◆ **RAW DATA**

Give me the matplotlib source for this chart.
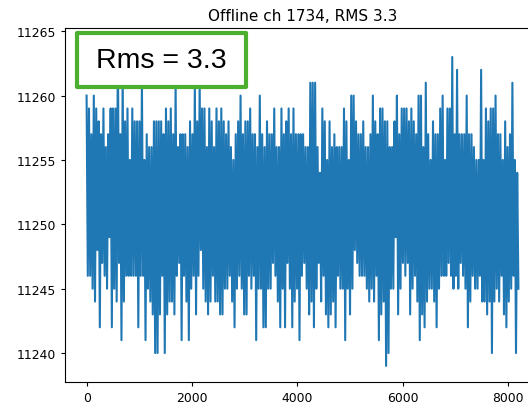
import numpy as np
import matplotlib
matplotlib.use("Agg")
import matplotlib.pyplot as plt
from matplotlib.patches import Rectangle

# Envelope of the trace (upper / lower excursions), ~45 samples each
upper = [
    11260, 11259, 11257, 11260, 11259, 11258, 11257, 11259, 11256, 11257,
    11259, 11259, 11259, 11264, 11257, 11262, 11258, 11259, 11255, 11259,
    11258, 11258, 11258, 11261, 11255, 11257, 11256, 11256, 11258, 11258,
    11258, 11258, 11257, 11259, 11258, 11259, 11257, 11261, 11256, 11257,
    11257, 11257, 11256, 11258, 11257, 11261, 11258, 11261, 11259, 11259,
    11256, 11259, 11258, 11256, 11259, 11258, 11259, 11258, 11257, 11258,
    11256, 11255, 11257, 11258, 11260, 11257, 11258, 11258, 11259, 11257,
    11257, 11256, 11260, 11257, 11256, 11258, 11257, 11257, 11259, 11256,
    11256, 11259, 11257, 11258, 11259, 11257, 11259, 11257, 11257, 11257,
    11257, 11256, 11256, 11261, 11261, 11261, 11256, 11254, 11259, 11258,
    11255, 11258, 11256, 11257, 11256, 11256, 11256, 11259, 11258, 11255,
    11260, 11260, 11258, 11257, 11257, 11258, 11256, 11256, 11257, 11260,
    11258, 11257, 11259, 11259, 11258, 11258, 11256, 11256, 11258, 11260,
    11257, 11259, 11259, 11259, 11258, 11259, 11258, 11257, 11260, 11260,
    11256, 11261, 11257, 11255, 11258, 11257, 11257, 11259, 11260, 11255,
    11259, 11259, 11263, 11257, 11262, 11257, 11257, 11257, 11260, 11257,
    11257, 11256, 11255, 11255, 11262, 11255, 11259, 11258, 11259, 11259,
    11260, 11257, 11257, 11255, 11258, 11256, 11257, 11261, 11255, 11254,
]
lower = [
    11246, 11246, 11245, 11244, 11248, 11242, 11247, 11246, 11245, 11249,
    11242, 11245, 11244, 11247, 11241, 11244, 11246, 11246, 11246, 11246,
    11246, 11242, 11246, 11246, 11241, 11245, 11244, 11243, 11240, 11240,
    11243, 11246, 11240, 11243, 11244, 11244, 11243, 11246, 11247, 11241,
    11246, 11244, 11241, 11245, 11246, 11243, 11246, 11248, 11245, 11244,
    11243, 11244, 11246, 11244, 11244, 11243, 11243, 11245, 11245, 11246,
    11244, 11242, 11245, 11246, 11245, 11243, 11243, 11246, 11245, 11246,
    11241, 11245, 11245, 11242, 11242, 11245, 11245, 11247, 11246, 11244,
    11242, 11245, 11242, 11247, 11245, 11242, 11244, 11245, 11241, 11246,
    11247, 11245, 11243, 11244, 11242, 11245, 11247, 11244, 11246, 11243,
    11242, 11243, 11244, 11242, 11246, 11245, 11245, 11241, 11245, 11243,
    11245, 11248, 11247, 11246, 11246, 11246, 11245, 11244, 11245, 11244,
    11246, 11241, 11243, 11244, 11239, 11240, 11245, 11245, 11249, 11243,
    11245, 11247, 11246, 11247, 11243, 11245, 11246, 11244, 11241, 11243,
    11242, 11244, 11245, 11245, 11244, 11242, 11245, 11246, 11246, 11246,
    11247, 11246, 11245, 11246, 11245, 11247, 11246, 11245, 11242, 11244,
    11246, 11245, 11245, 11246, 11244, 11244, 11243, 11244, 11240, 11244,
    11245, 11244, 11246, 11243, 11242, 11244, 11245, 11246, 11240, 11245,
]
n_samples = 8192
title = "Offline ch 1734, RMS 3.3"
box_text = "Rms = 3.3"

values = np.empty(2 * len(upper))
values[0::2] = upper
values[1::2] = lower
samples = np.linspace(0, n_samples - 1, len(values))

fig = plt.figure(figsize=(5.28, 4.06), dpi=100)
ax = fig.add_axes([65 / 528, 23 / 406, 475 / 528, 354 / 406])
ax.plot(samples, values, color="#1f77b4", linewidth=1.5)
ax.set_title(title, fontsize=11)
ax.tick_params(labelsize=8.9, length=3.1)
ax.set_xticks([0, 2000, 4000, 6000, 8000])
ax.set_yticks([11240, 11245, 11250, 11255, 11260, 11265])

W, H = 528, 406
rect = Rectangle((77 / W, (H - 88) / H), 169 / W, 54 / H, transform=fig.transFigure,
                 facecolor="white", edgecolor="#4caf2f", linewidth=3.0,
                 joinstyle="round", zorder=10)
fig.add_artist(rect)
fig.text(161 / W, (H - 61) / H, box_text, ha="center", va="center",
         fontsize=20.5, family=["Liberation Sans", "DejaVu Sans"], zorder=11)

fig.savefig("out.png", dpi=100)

◆ **EXERCISE BRIEF**
Go from the first line of the data above to the line containing "from matplotlib.patches import Rectangle" and retype exactly those lines, both included, but none of the pictures.

◆ **ANSWER TO THE PROBLEM**
Give me the matplotlib source for this chart.
import numpy as np
import matplotlib
matplotlib.use("Agg")
import matplotlib.pyplot as plt
from matplotlib.patches import Rectangle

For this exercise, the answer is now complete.